(Your instructions) Set down all of the data that follows word for word, without the images.
════
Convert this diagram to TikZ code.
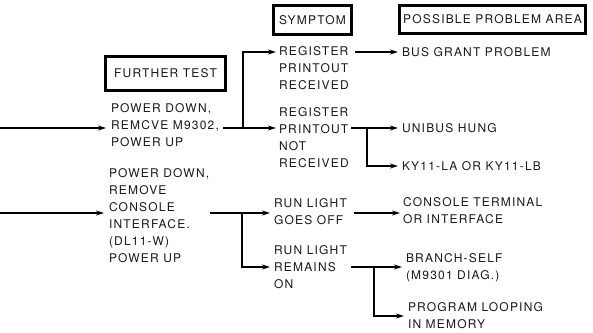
\documentclass[tikz,border=0pt]{standalone}
\usepackage{fontspec}
\setmainfont{TeX Gyre Heros}[LetterSpace=10]
\usetikzlibrary{arrows.meta}
\begin{document}
\begin{tikzpicture}[x=1pt,y=-1pt,
  txt/.style={anchor=west,inner sep=0pt,outer sep=0pt,align=left,text=black!90,font=\fontsize{12}{17}\selectfont},
  hdr/.style={draw,line width=3pt,inner sep=0pt,text=black!90,font=\fontsize{12}{14}\selectfont},
  conn/.style={line width=1.5pt},
  arr/.style={conn,-{Stealth[length=8pt,width=5pt]}}
]
\useasboundingbox (0,0) rectangle (593,332);

% headers
\node[hdr,minimum width=120,minimum height=34] (hft) at (165.5,73.5) {FURTHER TEST};
\node[hdr,minimum width=78,minimum height=29] (hsym) at (312.5,20) {SYMPTOM};
\node[hdr,minimum width=186,minimum height=28] (hppa) at (492.5,19.5) {POSSIBLE PROBLEM AREA};

% further tests
\node[txt] (t1) at (111,125.5) {POWER DOWN,\\REMCVE M9302,\\POWER UP};
\node[txt] (t2) at (109,216) {POWER DOWN,\\REMOVE\\CONSOLE\\INTERFACE.\\(DL11-W)\\POWER UP};

% symptoms
\node[txt] (s1) at (279,68.5) {REGISTER\\PRINTOUT\\RECEIVED};
\node[txt] (s2) at (279,137.5) {REGISTER\\PRINTOUT\\NOT\\RECEIVED};
\node[txt] (s3) at (274,211.5) {RUN LIGHT\\GOES OFF};
\node[txt] (s4) at (274,267) {RUN LIGHT\\REMAINS\\ON};

% problem areas
\node[txt] (p1) at (402,52) {BUS GRANT PROBLEM};
\node[txt] (p2) at (402,128) {UNIBUS HUNG};
\node[txt] (p3) at (402,166) {KY11-LA OR KY11-LB};
\node[txt] (p4) at (403,210.5) {CONSOLE TERMINAL\\OR INTERFACE};
\node[txt] (p5) at (406,268) {BRANCH-SELF\\(M9301 DIAG.)};
\node[txt] (p6) at (408,316) {PROGRAM LOOPING\\IN MEMORY};

% coordinates
\coordinate (in1) at (0,128);
\coordinate (in2) at (0,213);
\coordinate (j1) at (243,128);
\coordinate (j2) at (367,128);
\coordinate (j3) at (242,213);
\coordinate (j4) at (374,267);

% connectors: first test
\draw[arr] (in1) -- ([xshift=-5]t1.west |- in1);
\draw[conn] ([xshift=4]t1.east |- in1) -- (j1);
\draw[arr] (j1) |- ([xshift=-3]s1.west |- p1.west);
\draw[arr] (j1) -- ([xshift=-3]s2.west |- j1);
\draw[arr] ([xshift=6]s1.east |- p1.west) -- ([xshift=-4]p1.west);
\draw[conn] ([xshift=2]s2.east |- j2) -- (j2);
\draw[arr] (j2) -- ([xshift=-4]p2.west);
\draw[arr] (j2) |- ([xshift=-4]p3.west);

% connectors: second test
\draw[arr] (in2) -- ([xshift=-5]t2.west |- in2);
\draw[conn] ([xshift=1]t2.east |- in2) -- (j3);
\draw[arr] (j3) -- ([xshift=-4]s3.west |- j3);
\draw[arr] (j3) |- ([xshift=-4]s4.west |- j4);
\draw[arr] ([xshift=7]s3.east |- in2) -- ([xshift=-3]p4.west |- in2);
\draw[conn] ([xshift=4]s4.east |- j4) -- (j4);
\draw[arr] (j4) -- ([xshift=-4]p5.west |- j4);
\draw[arr] (j4) |- ([xshift=-4]p6.west);
\end{tikzpicture}
\end{document}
════
(The reply)
Convert this diagram to TikZ code.
\documentclass[tikz,border=0pt]{standalone}
\usepackage{fontspec}
\setmainfont{TeX Gyre Heros}[LetterSpace=10]
\usetikzlibrary{arrows.meta}
\begin{document}
\begin{tikzpicture}[x=1pt,y=-1pt,
  txt/.style={anchor=west,inner sep=0pt,outer sep=0pt,align=left,text=black!90,font=\fontsize{12}{17}\selectfont},
  hdr/.style={draw,line width=3pt,inner sep=0pt,text=black!90,font=\fontsize{12}{14}\selectfont},
  conn/.style={line width=1.5pt},
  arr/.style={conn,-{Stealth[length=8pt,width=5pt]}}
]
\useasboundingbox (0,0) rectangle (593,332);

% headers
\node[hdr,minimum width=120,minimum height=34] (hft) at (165.5,73.5) {FURTHER TEST};
\node[hdr,minimum width=78,minimum height=29] (hsym) at (312.5,20) {SYMPTOM};
\node[hdr,minimum width=186,minimum height=28] (hppa) at (492.5,19.5) {POSSIBLE PROBLEM AREA};

% further tests
\node[txt] (t1) at (111,125.5) {POWER DOWN,\\REMCVE M9302,\\POWER UP};
\node[txt] (t2) at (109,216) {POWER DOWN,\\REMOVE\\CONSOLE\\INTERFACE.\\(DL11-W)\\POWER UP};

% symptoms
\node[txt] (s1) at (279,68.5) {REGISTER\\PRINTOUT\\RECEIVED};
\node[txt] (s2) at (279,137.5) {REGISTER\\PRINTOUT\\NOT\\RECEIVED};
\node[txt] (s3) at (274,211.5) {RUN LIGHT\\GOES OFF};
\node[txt] (s4) at (274,267) {RUN LIGHT\\REMAINS\\ON};

% problem areas
\node[txt] (p1) at (402,52) {BUS GRANT PROBLEM};
\node[txt] (p2) at (402,128) {UNIBUS HUNG};
\node[txt] (p3) at (402,166) {KY11-LA OR KY11-LB};
\node[txt] (p4) at (403,210.5) {CONSOLE TERMINAL\\OR INTERFACE};
\node[txt] (p5) at (406,268) {BRANCH-SELF\\(M9301 DIAG.)};
\node[txt] (p6) at (408,316) {PROGRAM LOOPING\\IN MEMORY};

% coordinates
\coordinate (in1) at (0,128);
\coordinate (in2) at (0,213);
\coordinate (j1) at (243,128);
\coordinate (j2) at (367,128);
\coordinate (j3) at (242,213);
\coordinate (j4) at (374,267);

% connectors: first test
\draw[arr] (in1) -- ([xshift=-5]t1.west |- in1);
\draw[conn] ([xshift=4]t1.east |- in1) -- (j1);
\draw[arr] (j1) |- ([xshift=-3]s1.west |- p1.west);
\draw[arr] (j1) -- ([xshift=-3]s2.west |- j1);
\draw[arr] ([xshift=6]s1.east |- p1.west) -- ([xshift=-4]p1.west);
\draw[conn] ([xshift=2]s2.east |- j2) -- (j2);
\draw[arr] (j2) -- ([xshift=-4]p2.west);
\draw[arr] (j2) |- ([xshift=-4]p3.west);

% connectors: second test
\draw[arr] (in2) -- ([xshift=-5]t2.west |- in2);
\draw[conn] ([xshift=1]t2.east |- in2) -- (j3);
\draw[arr] (j3) -- ([xshift=-4]s3.west |- j3);
\draw[arr] (j3) |- ([xshift=-4]s4.west |- j4);
\draw[arr] ([xshift=7]s3.east |- in2) -- ([xshift=-3]p4.west |- in2);
\draw[conn] ([xshift=4]s4.east |- j4) -- (j4);
\draw[arr] (j4) -- ([xshift=-4]p5.west |- j4);
\draw[arr] (j4) |- ([xshift=-4]p6.west);
\end{tikzpicture}
\end{document}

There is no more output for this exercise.